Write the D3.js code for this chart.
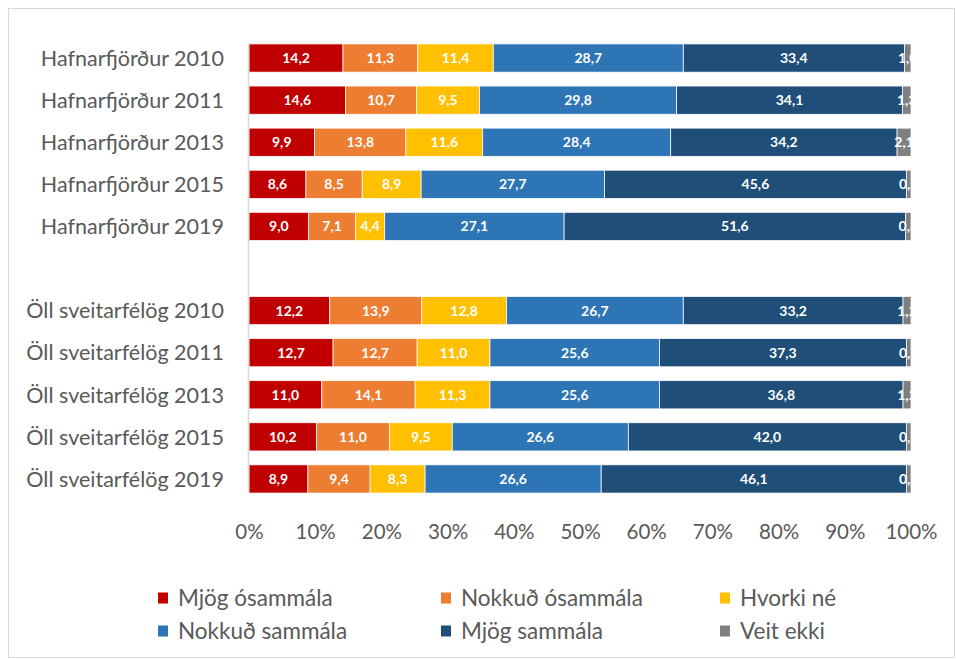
<!DOCTYPE html>
<html>
<head>
<meta charset="utf-8">
<script src="https://d3js.org/d3.v7.min.js"></script>
<style>
  body { margin: 0; background: #fff; }
  text { font-family: Lato, "Open Sans", sans-serif; }
</style>
</head>
<body>
<script>
// data
var categories = ["Hafnarfjörður 2010", "Hafnarfjörður 2011", "Hafnarfjörður 2013", "Hafnarfjörður 2015", "Hafnarfjörður 2019",
  "", "Öll sveitarfélög 2010", "Öll sveitarfélög 2011", "Öll sveitarfélög 2013", "Öll sveitarfélög 2015", "Öll sveitarfélög 2019"];
var seriesNames = ["Mjög ósammála", "Nokkuð ósammála", "Hvorki né", "Nokkuð sammála", "Mjög sammála", "Veit ekki"];
var colors = ["#C00000", "#ED7D31", "#FFC000", "#2E75B6", "#1F4E79", "#7F7F7F"];
var mjogOsammala   = [14.2, 14.6, 9.9, 8.6, 9.0, null, 12.2, 12.7, 11.0, 10.2, 8.9];
var nokkudOsammala = [11.3, 10.7, 13.8, 8.5, 7.1, null, 13.9, 12.7, 14.1, 11.0, 9.4];
var hvorkiNe       = [11.4, 9.5, 11.6, 8.9, 4.4, null, 12.8, 11.0, 11.3, 9.5, 8.3];
var nokkudSammala  = [28.7, 29.8, 28.4, 27.7, 27.1, null, 26.7, 25.6, 25.6, 26.6, 26.6];
var mjogSammala    = [33.4, 34.1, 34.2, 45.6, 51.6, null, 33.2, 37.3, 36.8, 42.0, 46.1];
var veitEkki       = [1.0, 1.3, 2.1, 0.7, 0.8, null, 1.2, 0.7, 1.2, 0.7, 0.7];
var xTicks = [0, 10, 20, 30, 40, 50, 60, 70, 80, 90, 100];

var series = [mjogOsammala, nokkudOsammala, hvorkiNe, nokkudSammala, mjogSammala, veitEkki];

var W = 956, H = 659;
var svg = d3.select("body").append("svg").attr("width", W).attr("height", H);

// chart border
svg.append("rect").attr("x", 8.5).attr("y", 8.5).attr("width", W - 10).attr("height", H - 10)
  .attr("fill", "#fff").attr("stroke", "#d9d9d9").attr("stroke-width", 1);

var plotLeft = 249, plotRight = 911, plotTop = 37, plotBottom = 500;

var x = d3.scaleLinear().domain([0, 100]).range([plotLeft, plotRight]);
var y = d3.scaleBand().domain(d3.range(categories.length)).range([plotTop, plotBottom]).paddingInner(0.33).paddingOuter(0.165);

svg.append("defs").append("clipPath").attr("id", "plotclip")
  .append("rect").attr("x", plotLeft).attr("y", 0).attr("width", plotRight - plotLeft).attr("height", H);

// build stacked rows
var rows = categories.map(function(c, i) {
  var total = 0;
  series.forEach(function(s) { total += s[i] || 0; });
  var acc = 0;
  var segs = [];
  series.forEach(function(s, k) {
    if (s[i] == null) return;
    var v = s[i] / total * 100;
    segs.push({k: k, v: s[i], x0: acc, x1: acc + v, i: i});
    acc += v;
  });
  return {i: i, segs: segs};
});

var rowG = svg.append("g").selectAll("g.row").data(rows).enter().append("g").attr("class", "row");

rowG.selectAll("rect").data(function(d) { return d.segs; })
  .enter().append("rect")
  .attr("x", function(d) { return x(d.x0); })
  .attr("width", function(d) { return x(d.x1) - x(d.x0); })
  .attr("y", function(d) { return y(d.i); })
  .attr("height", y.bandwidth())
  .attr("fill", function(d) { return colors[d.k]; })
  .attr("stroke", "#fff").attr("stroke-width", 0.75);

var labG = svg.append("g").attr("clip-path", "url(#plotclip)");
rows.forEach(function(r) {
  labG.selectAll(null).data(r.segs).enter().append("text")
    .attr("x", function(d) { return (x(d.x0) + x(d.x1)) / 2; })
    .attr("y", y(r.i) + y.bandwidth() / 2)
    .attr("dy", "0.36em")
    .attr("text-anchor", "middle")
    .attr("fill", "#fff")
    .attr("font-weight", "bold")
    .attr("font-size", "14px")
    .text(function(d) { return d.v.toFixed(1).replace(".", ","); });
});

// vertical axis line
svg.append("line").attr("x1", plotLeft - 0.5).attr("x2", plotLeft - 0.5).attr("y1", plotTop + 6).attr("y2", plotBottom - 8)
  .attr("stroke", "#d9d9d9").attr("stroke-width", 1.5);

// category labels
svg.append("g").selectAll("text").data(categories).enter().append("text")
  .attr("x", 224)
  .attr("y", function(d, i) { return y(i) + y.bandwidth() / 2; })
  .attr("dy", "0.36em")
  .attr("text-anchor", "end")
  .attr("fill", "#595959")
  .attr("font-size", "21.5px")
  .text(function(d) { return d; });

// x axis
var xAxis = svg.append("g").attr("transform", "translate(0," + (plotBottom + 32) + ")")
  .call(d3.axisBottom(x).tickValues(xTicks).tickSize(0).tickFormat(function(d) { return d + "%"; }));
xAxis.select(".domain").remove();
xAxis.selectAll("text").attr("fill", "#595959").attr("font-size", "20.5px")
  .attr("font-family", "Lato, 'Open Sans', sans-serif").attr("dy", "0.35em").attr("y", 0);

// legend
var legX = [158, 441, 720];
var legY = [598, 631];
var leg = svg.append("g").selectAll("g").data(seriesNames).enter().append("g")
  .attr("transform", function(d, i) { return "translate(" + legX[i % 3] + "," + legY[Math.floor(i / 3)] + ")"; });
leg.append("rect").attr("x", 0).attr("y", -5.5).attr("width", 10).attr("height", 11)
  .attr("fill", function(d, i) { return colors[i]; });
leg.append("text").attr("x", 20).attr("y", 0).attr("dy", "0.36em")
  .attr("fill", "#595959").attr("font-size", "22.5px")
  .text(function(d) { return d; });
</script>
</body>
</html>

▶ _Task prompt_:
Report how many lines above hold the string "chart", giving nothing but the number.

▶ _Response to this task_:
2